PROBLEM STATEMENT:
Begin with the first line and repeat exactly through the line containing "W, H = 604, 358"; leave every image out.

SUPPLIED DATA:
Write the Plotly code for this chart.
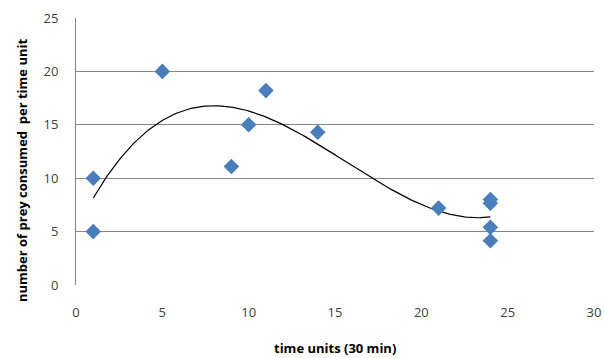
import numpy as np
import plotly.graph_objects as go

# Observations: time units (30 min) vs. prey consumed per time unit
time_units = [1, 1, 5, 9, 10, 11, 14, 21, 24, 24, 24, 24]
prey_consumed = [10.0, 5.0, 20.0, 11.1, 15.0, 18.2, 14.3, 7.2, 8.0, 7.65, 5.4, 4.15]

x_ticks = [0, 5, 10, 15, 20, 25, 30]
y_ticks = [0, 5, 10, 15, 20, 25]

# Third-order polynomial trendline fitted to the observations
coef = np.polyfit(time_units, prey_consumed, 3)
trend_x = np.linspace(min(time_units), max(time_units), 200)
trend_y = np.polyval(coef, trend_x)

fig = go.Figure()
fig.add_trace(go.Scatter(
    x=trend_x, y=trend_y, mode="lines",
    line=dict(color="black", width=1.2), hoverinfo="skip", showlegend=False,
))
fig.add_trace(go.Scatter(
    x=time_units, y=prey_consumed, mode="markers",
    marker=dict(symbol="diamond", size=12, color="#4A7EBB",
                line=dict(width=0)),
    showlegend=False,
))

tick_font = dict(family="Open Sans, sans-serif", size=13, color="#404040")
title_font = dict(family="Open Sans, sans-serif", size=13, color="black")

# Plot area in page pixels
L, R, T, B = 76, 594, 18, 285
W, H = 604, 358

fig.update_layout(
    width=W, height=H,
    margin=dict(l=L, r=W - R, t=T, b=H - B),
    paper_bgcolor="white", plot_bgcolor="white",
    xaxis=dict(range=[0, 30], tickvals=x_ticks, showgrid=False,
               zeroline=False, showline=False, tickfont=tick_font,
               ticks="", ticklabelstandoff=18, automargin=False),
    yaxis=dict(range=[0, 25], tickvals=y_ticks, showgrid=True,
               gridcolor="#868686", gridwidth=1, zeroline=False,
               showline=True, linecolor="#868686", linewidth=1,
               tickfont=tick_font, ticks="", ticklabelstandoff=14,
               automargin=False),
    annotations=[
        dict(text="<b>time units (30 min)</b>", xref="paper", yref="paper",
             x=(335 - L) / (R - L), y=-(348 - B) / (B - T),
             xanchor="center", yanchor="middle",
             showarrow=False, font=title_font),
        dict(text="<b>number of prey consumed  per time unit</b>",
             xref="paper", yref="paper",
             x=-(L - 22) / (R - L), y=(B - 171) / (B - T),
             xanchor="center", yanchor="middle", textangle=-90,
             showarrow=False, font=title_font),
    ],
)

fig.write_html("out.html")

TASK ANSWER:
Write the Plotly code for this chart.
import numpy as np
import plotly.graph_objects as go

# Observations: time units (30 min) vs. prey consumed per time unit
time_units = [1, 1, 5, 9, 10, 11, 14, 21, 24, 24, 24, 24]
prey_consumed = [10.0, 5.0, 20.0, 11.1, 15.0, 18.2, 14.3, 7.2, 8.0, 7.65, 5.4, 4.15]

x_ticks = [0, 5, 10, 15, 20, 25, 30]
y_ticks = [0, 5, 10, 15, 20, 25]

# Third-order polynomial trendline fitted to the observations
coef = np.polyfit(time_units, prey_consumed, 3)
trend_x = np.linspace(min(time_units), max(time_units), 200)
trend_y = np.polyval(coef, trend_x)

fig = go.Figure()
fig.add_trace(go.Scatter(
    x=trend_x, y=trend_y, mode="lines",
    line=dict(color="black", width=1.2), hoverinfo="skip", showlegend=False,
))
fig.add_trace(go.Scatter(
    x=time_units, y=prey_consumed, mode="markers",
    marker=dict(symbol="diamond", size=12, color="#4A7EBB",
                line=dict(width=0)),
    showlegend=False,
))

tick_font = dict(family="Open Sans, sans-serif", size=13, color="#404040")
title_font = dict(family="Open Sans, sans-serif", size=13, color="black")

# Plot area in page pixels
L, R, T, B = 76, 594, 18, 285
W, H = 604, 358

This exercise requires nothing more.